**Written instruction**
Give the listing again exactly, omitting its images.
.....
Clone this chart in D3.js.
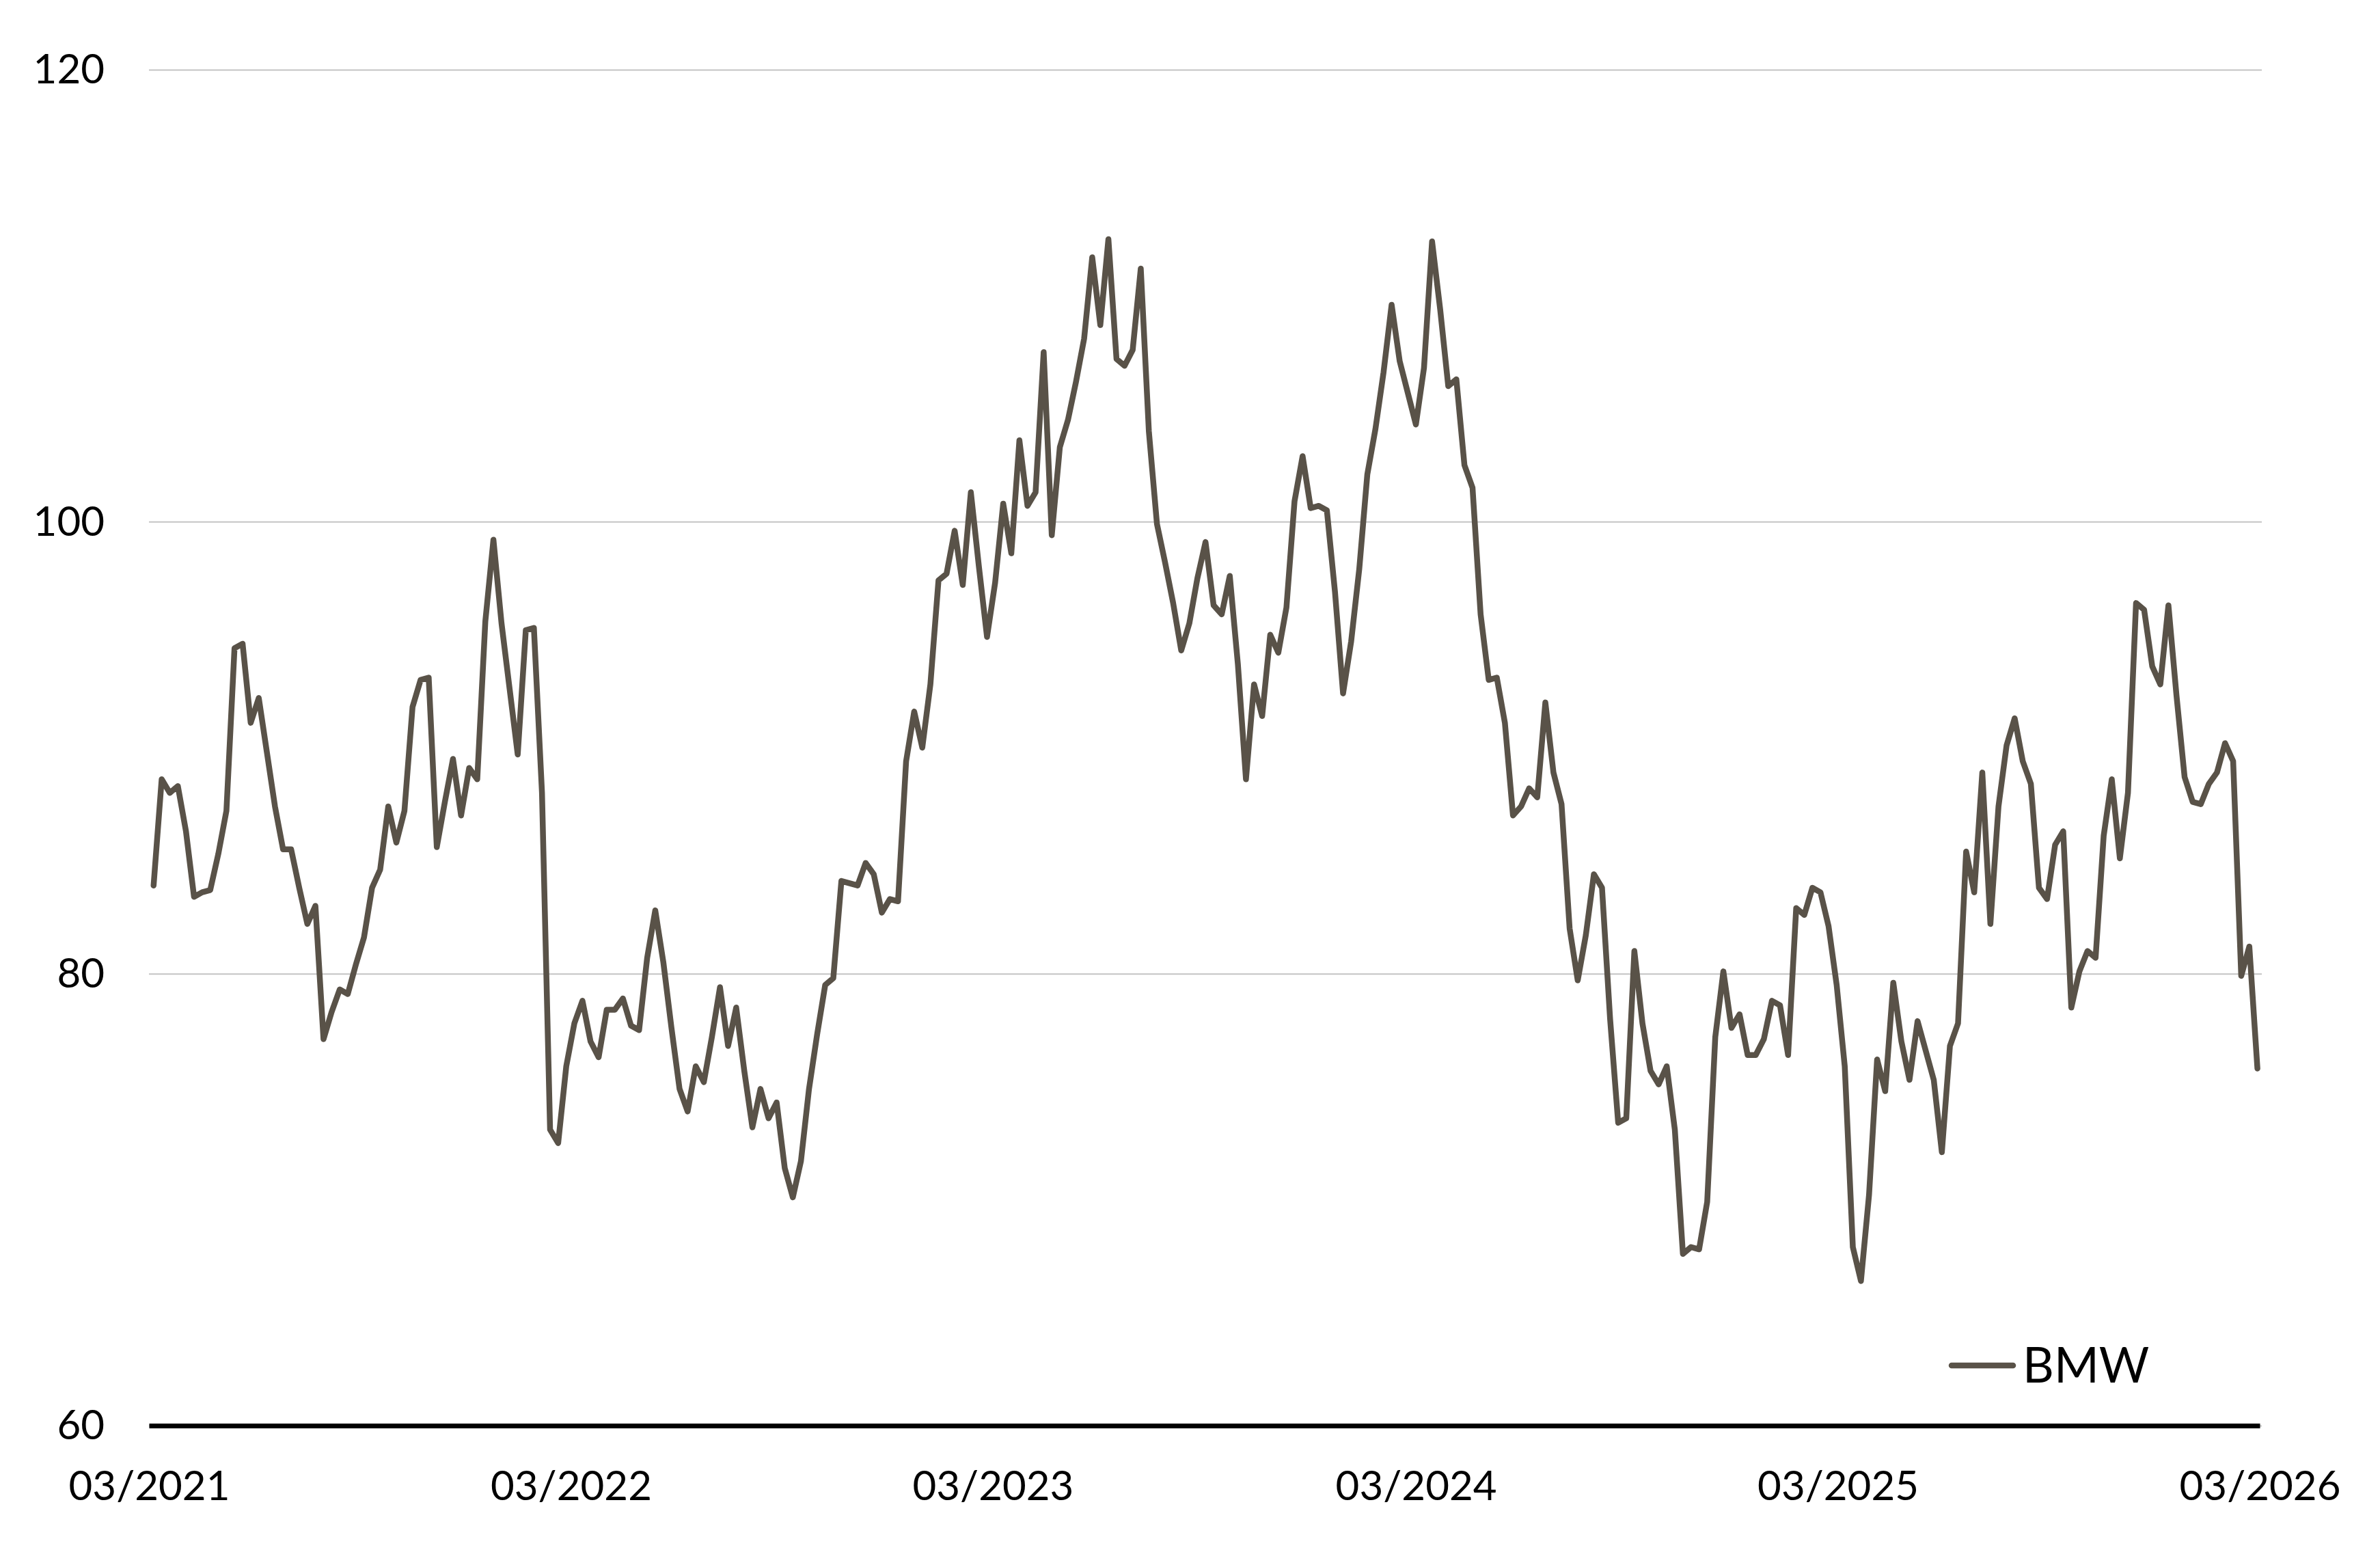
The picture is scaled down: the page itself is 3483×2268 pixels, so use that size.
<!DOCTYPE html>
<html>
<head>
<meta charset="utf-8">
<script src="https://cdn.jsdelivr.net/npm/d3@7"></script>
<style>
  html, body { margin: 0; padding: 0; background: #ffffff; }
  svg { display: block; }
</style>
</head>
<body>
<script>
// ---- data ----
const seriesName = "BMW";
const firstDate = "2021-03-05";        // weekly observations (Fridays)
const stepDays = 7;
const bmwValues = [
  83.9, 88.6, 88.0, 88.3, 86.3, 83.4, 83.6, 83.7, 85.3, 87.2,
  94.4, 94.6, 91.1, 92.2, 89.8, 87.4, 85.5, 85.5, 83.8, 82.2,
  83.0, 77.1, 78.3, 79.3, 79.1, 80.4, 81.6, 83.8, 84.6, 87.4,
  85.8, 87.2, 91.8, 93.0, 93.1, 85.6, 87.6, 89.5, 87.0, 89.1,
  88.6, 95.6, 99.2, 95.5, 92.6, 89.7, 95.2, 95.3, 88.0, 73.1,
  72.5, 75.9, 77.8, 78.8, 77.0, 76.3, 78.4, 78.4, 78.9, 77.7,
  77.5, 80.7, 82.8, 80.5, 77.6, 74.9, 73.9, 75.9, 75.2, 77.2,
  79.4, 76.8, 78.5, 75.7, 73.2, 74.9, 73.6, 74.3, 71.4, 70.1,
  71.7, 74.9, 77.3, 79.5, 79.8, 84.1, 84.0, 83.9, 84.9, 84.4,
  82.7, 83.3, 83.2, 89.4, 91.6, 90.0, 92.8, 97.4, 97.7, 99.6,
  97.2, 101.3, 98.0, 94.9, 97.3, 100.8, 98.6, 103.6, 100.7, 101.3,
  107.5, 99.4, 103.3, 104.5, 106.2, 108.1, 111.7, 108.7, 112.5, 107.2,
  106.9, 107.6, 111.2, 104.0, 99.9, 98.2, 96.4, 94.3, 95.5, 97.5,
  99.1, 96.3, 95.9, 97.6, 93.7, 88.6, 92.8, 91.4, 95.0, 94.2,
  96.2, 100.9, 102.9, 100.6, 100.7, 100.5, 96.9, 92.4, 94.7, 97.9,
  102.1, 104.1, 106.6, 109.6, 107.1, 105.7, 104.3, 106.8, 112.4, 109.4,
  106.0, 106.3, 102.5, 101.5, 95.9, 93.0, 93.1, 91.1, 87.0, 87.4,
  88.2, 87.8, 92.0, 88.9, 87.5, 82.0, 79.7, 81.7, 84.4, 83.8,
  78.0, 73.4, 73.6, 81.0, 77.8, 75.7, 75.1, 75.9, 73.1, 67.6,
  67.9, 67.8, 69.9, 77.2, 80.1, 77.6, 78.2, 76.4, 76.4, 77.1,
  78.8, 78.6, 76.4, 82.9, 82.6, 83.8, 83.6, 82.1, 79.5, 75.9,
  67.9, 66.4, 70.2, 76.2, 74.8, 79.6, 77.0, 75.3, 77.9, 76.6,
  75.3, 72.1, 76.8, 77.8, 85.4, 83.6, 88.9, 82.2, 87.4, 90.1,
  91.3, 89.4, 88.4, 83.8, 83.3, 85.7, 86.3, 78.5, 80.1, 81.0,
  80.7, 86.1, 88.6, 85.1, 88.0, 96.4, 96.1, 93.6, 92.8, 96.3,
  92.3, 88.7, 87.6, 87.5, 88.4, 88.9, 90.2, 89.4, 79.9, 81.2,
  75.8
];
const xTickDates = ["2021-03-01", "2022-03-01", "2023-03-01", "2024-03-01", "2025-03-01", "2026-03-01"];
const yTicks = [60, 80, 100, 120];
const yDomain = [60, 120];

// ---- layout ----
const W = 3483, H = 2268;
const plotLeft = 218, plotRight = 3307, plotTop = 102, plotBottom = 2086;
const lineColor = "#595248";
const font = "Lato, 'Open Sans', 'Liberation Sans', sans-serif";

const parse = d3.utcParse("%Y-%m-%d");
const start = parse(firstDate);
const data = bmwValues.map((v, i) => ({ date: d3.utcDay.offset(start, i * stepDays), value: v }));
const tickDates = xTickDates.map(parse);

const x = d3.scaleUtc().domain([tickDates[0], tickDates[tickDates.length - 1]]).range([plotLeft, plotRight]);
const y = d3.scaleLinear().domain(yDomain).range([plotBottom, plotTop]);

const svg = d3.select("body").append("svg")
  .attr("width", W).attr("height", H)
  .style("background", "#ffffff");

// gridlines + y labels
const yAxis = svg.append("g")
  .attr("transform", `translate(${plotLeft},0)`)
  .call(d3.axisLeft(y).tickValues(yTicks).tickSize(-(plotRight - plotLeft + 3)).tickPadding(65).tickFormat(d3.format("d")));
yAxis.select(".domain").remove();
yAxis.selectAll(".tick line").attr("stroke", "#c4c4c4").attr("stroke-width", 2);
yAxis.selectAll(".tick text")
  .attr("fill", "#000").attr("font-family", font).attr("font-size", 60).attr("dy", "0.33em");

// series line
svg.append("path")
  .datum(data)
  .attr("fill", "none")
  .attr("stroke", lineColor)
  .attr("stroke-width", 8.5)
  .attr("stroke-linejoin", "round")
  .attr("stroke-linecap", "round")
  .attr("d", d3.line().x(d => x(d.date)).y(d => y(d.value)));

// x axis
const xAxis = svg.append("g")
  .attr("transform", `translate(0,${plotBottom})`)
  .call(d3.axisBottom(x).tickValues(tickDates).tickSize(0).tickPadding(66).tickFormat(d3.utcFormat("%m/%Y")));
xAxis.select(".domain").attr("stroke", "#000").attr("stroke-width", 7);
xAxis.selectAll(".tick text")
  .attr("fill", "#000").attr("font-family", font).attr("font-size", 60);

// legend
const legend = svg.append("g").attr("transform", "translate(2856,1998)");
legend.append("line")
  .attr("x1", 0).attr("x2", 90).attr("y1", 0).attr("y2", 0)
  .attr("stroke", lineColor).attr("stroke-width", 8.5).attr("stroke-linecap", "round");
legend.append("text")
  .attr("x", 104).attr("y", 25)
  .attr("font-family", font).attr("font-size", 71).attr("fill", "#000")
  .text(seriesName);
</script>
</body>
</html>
.....
**Solved exercise**
Clone this chart in D3.js.
The picture is scaled down: the page itself is 3483×2268 pixels, so use that size.
<!DOCTYPE html>
<html>
<head>
<meta charset="utf-8">
<script src="https://cdn.jsdelivr.net/npm/d3@7"></script>
<style>
  html, body { margin: 0; padding: 0; background: #ffffff; }
  svg { display: block; }
</style>
</head>
<body>
<script>
// ---- data ----
const seriesName = "BMW";
const firstDate = "2021-03-05";        // weekly observations (Fridays)
const stepDays = 7;
const bmwValues = [
  83.9, 88.6, 88.0, 88.3, 86.3, 83.4, 83.6, 83.7, 85.3, 87.2,
  94.4, 94.6, 91.1, 92.2, 89.8, 87.4, 85.5, 85.5, 83.8, 82.2,
  83.0, 77.1, 78.3, 79.3, 79.1, 80.4, 81.6, 83.8, 84.6, 87.4,
  85.8, 87.2, 91.8, 93.0, 93.1, 85.6, 87.6, 89.5, 87.0, 89.1,
  88.6, 95.6, 99.2, 95.5, 92.6, 89.7, 95.2, 95.3, 88.0, 73.1,
  72.5, 75.9, 77.8, 78.8, 77.0, 76.3, 78.4, 78.4, 78.9, 77.7,
  77.5, 80.7, 82.8, 80.5, 77.6, 74.9, 73.9, 75.9, 75.2, 77.2,
  79.4, 76.8, 78.5, 75.7, 73.2, 74.9, 73.6, 74.3, 71.4, 70.1,
  71.7, 74.9, 77.3, 79.5, 79.8, 84.1, 84.0, 83.9, 84.9, 84.4,
  82.7, 83.3, 83.2, 89.4, 91.6, 90.0, 92.8, 97.4, 97.7, 99.6,
  97.2, 101.3, 98.0, 94.9, 97.3, 100.8, 98.6, 103.6, 100.7, 101.3,
  107.5, 99.4, 103.3, 104.5, 106.2, 108.1, 111.7, 108.7, 112.5, 107.2,
  106.9, 107.6, 111.2, 104.0, 99.9, 98.2, 96.4, 94.3, 95.5, 97.5,
  99.1, 96.3, 95.9, 97.6, 93.7, 88.6, 92.8, 91.4, 95.0, 94.2,
  96.2, 100.9, 102.9, 100.6, 100.7, 100.5, 96.9, 92.4, 94.7, 97.9,
  102.1, 104.1, 106.6, 109.6, 107.1, 105.7, 104.3, 106.8, 112.4, 109.4,
  106.0, 106.3, 102.5, 101.5, 95.9, 93.0, 93.1, 91.1, 87.0, 87.4,
  88.2, 87.8, 92.0, 88.9, 87.5, 82.0, 79.7, 81.7, 84.4, 83.8,
  78.0, 73.4, 73.6, 81.0, 77.8, 75.7, 75.1, 75.9, 73.1, 67.6,
  67.9, 67.8, 69.9, 77.2, 80.1, 77.6, 78.2, 76.4, 76.4, 77.1,
  78.8, 78.6, 76.4, 82.9, 82.6, 83.8, 83.6, 82.1, 79.5, 75.9,
  67.9, 66.4, 70.2, 76.2, 74.8, 79.6, 77.0, 75.3, 77.9, 76.6,
  75.3, 72.1, 76.8, 77.8, 85.4, 83.6, 88.9, 82.2, 87.4, 90.1,
  91.3, 89.4, 88.4, 83.8, 83.3, 85.7, 86.3, 78.5, 80.1, 81.0,
  80.7, 86.1, 88.6, 85.1, 88.0, 96.4, 96.1, 93.6, 92.8, 96.3,
  92.3, 88.7, 87.6, 87.5, 88.4, 88.9, 90.2, 89.4, 79.9, 81.2,
  75.8
];
const xTickDates = ["2021-03-01", "2022-03-01", "2023-03-01", "2024-03-01", "2025-03-01", "2026-03-01"];
const yTicks = [60, 80, 100, 120];
const yDomain = [60, 120];

// ---- layout ----
const W = 3483, H = 2268;
const plotLeft = 218, plotRight = 3307, plotTop = 102, plotBottom = 2086;
const lineColor = "#595248";
const font = "Lato, 'Open Sans', 'Liberation Sans', sans-serif";

const parse = d3.utcParse("%Y-%m-%d");
const start = parse(firstDate);
const data = bmwValues.map((v, i) => ({ date: d3.utcDay.offset(start, i * stepDays), value: v }));
const tickDates = xTickDates.map(parse);

const x = d3.scaleUtc().domain([tickDates[0], tickDates[tickDates.length - 1]]).range([plotLeft, plotRight]);
const y = d3.scaleLinear().domain(yDomain).range([plotBottom, plotTop]);

const svg = d3.select("body").append("svg")
  .attr("width", W).attr("height", H)
  .style("background", "#ffffff");

// gridlines + y labels
const yAxis = svg.append("g")
  .attr("transform", `translate(${plotLeft},0)`)
  .call(d3.axisLeft(y).tickValues(yTicks).tickSize(-(plotRight - plotLeft + 3)).tickPadding(65).tickFormat(d3.format("d")));
yAxis.select(".domain").remove();
yAxis.selectAll(".tick line").attr("stroke", "#c4c4c4").attr("stroke-width", 2);
yAxis.selectAll(".tick text")
  .attr("fill", "#000").attr("font-family", font).attr("font-size", 60).attr("dy", "0.33em");

// series line
svg.append("path")
  .datum(data)
  .attr("fill", "none")
  .attr("stroke", lineColor)
  .attr("stroke-width", 8.5)
  .attr("stroke-linejoin", "round")
  .attr("stroke-linecap", "round")
  .attr("d", d3.line().x(d => x(d.date)).y(d => y(d.value)));

// x axis
const xAxis = svg.append("g")
  .attr("transform", `translate(0,${plotBottom})`)
  .call(d3.axisBottom(x).tickValues(tickDates).tickSize(0).tickPadding(66).tickFormat(d3.utcFormat("%m/%Y")));
xAxis.select(".domain").attr("stroke", "#000").attr("stroke-width", 7);
xAxis.selectAll(".tick text")
  .attr("fill", "#000").attr("font-family", font).attr("font-size", 60);

// legend
const legend = svg.append("g").attr("transform", "translate(2856,1998)");
legend.append("line")
  .attr("x1", 0).attr("x2", 90).attr("y1", 0).attr("y2", 0)
  .attr("stroke", lineColor).attr("stroke-width", 8.5).attr("stroke-linecap", "round");
legend.append("text")
  .attr("x", 104).attr("y", 25)
  .attr("font-family", font).attr("font-size", 71).attr("fill", "#000")
  .text(seriesName);
</script>
</body>
</html>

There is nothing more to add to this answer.